## Data for the task:
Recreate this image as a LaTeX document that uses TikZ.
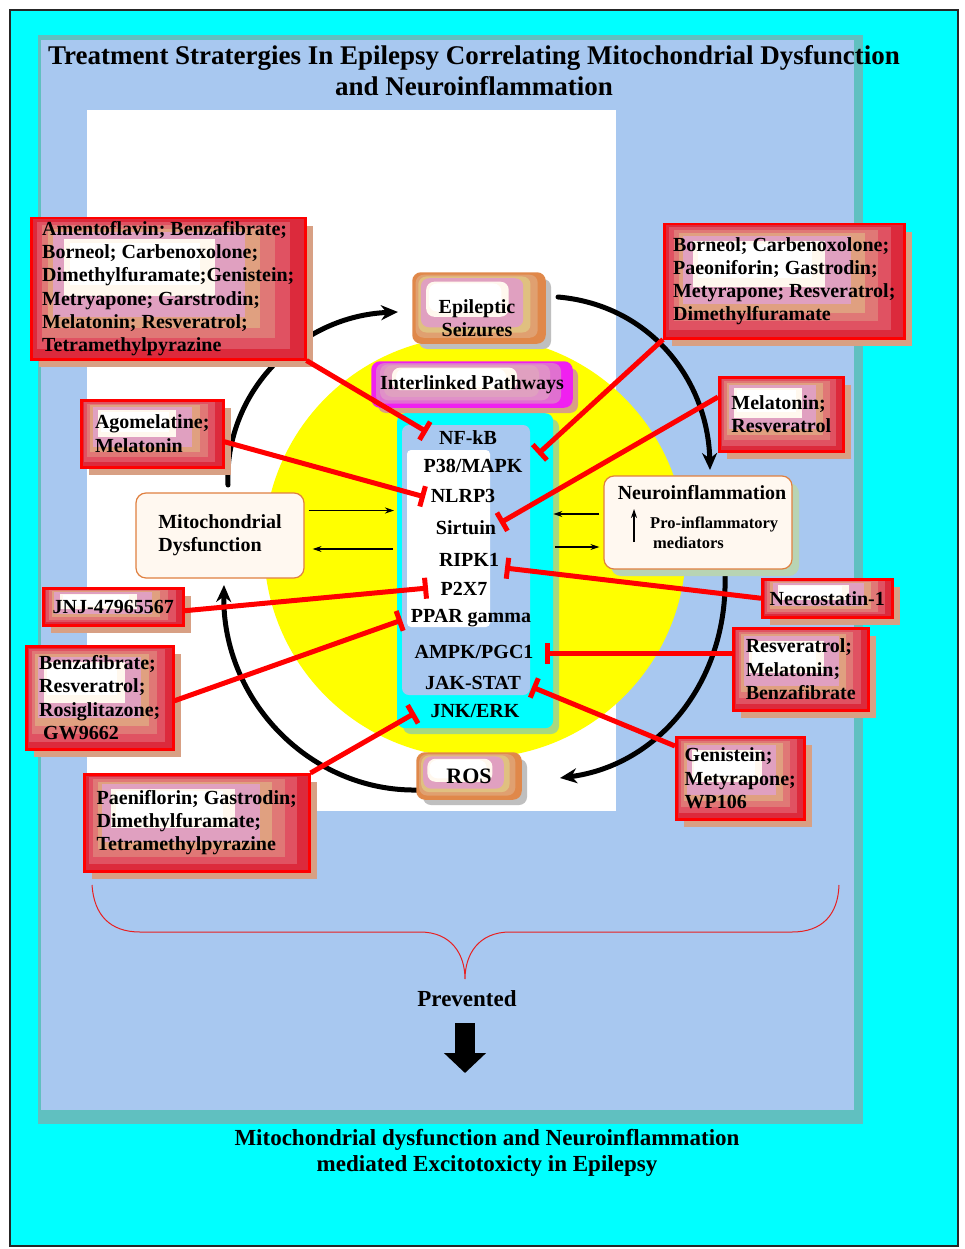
...
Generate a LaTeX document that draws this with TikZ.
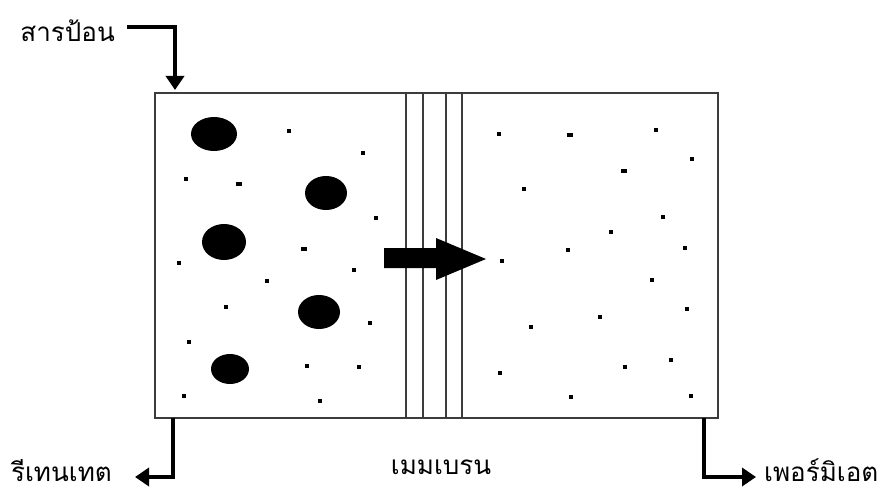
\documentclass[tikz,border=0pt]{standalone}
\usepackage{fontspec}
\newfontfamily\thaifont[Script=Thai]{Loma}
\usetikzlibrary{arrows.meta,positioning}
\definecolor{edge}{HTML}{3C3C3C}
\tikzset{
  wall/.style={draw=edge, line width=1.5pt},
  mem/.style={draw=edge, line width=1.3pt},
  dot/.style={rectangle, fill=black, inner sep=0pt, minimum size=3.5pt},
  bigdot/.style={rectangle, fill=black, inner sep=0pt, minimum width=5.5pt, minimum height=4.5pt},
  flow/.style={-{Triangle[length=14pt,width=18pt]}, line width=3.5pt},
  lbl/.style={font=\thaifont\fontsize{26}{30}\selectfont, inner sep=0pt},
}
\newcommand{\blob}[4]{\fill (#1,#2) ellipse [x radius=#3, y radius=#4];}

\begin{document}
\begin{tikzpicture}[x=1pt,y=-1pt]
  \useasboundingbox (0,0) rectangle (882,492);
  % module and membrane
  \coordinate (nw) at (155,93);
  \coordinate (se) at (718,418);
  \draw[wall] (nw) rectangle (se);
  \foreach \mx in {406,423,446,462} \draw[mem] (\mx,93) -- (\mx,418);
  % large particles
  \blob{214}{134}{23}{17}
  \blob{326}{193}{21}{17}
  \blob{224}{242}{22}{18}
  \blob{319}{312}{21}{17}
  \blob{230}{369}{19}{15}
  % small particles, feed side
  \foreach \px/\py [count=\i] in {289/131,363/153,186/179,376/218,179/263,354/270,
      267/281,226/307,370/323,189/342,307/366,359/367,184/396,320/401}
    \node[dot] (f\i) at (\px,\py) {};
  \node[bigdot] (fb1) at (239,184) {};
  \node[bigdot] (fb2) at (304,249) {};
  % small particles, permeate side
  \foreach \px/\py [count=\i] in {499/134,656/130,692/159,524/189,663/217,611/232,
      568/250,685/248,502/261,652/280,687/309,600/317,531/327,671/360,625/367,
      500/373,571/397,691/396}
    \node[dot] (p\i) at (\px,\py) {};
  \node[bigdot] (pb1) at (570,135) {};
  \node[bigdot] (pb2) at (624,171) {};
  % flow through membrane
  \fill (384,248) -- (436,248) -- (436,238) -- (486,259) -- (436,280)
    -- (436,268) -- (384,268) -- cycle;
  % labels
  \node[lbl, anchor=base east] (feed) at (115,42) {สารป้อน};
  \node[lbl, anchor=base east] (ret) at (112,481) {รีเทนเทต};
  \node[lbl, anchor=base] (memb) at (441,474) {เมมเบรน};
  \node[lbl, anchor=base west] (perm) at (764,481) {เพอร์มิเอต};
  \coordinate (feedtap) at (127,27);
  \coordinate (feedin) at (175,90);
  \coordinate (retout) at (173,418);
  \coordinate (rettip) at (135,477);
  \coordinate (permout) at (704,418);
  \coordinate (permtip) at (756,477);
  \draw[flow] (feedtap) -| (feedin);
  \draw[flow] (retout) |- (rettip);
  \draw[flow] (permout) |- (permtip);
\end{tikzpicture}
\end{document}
* * *
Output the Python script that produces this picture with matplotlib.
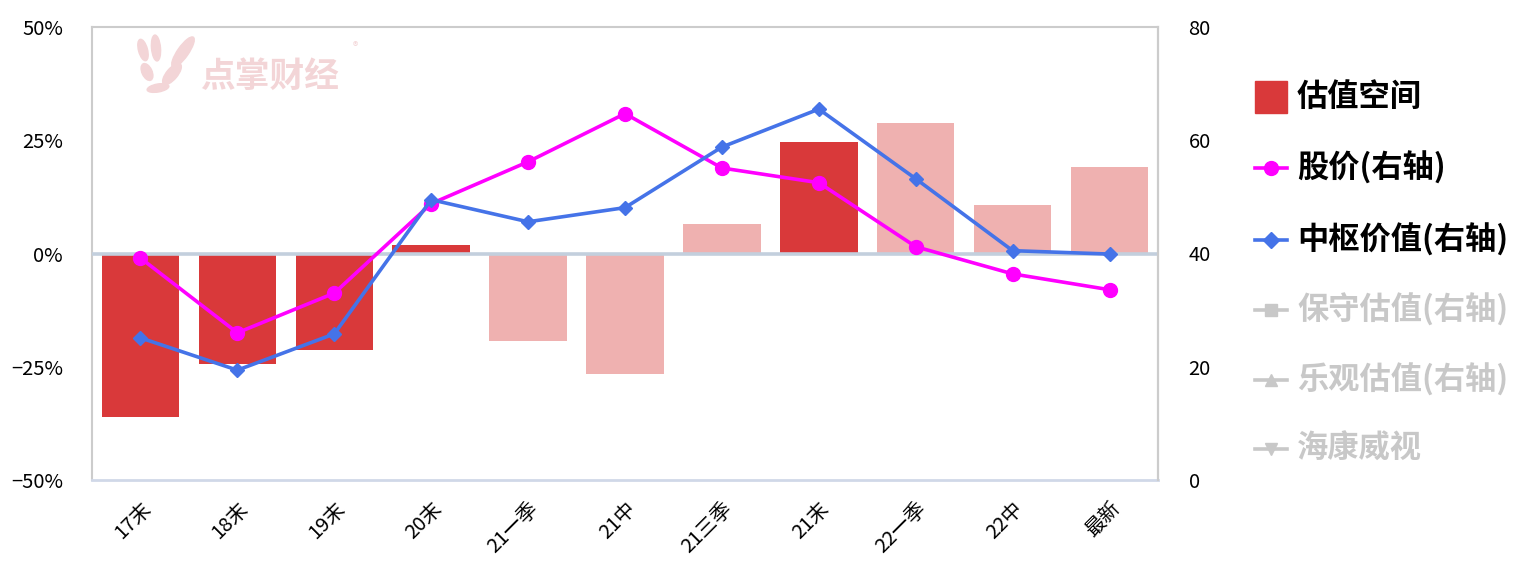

## Challenge:
Reproduce, word for word, only the lines in the records above from the line with "Generate a LaTeX" through the line with "(#1,#2) ellipse [x", including both ends; omit the pictures.

## Response below:
Generate a LaTeX document that draws this with TikZ.
\documentclass[tikz,border=0pt]{standalone}
\usepackage{fontspec}
\newfontfamily\thaifont[Script=Thai]{Loma}
\usetikzlibrary{arrows.meta,positioning}
\definecolor{edge}{HTML}{3C3C3C}
\tikzset{
  wall/.style={draw=edge, line width=1.5pt},
  mem/.style={draw=edge, line width=1.3pt},
  dot/.style={rectangle, fill=black, inner sep=0pt, minimum size=3.5pt},
  bigdot/.style={rectangle, fill=black, inner sep=0pt, minimum width=5.5pt, minimum height=4.5pt},
  flow/.style={-{Triangle[length=14pt,width=18pt]}, line width=3.5pt},
  lbl/.style={font=\thaifont\fontsize{26}{30}\selectfont, inner sep=0pt},
}
\newcommand{\blob}[4]{\fill (#1,#2) ellipse [x radius=#3, y radius=#4];}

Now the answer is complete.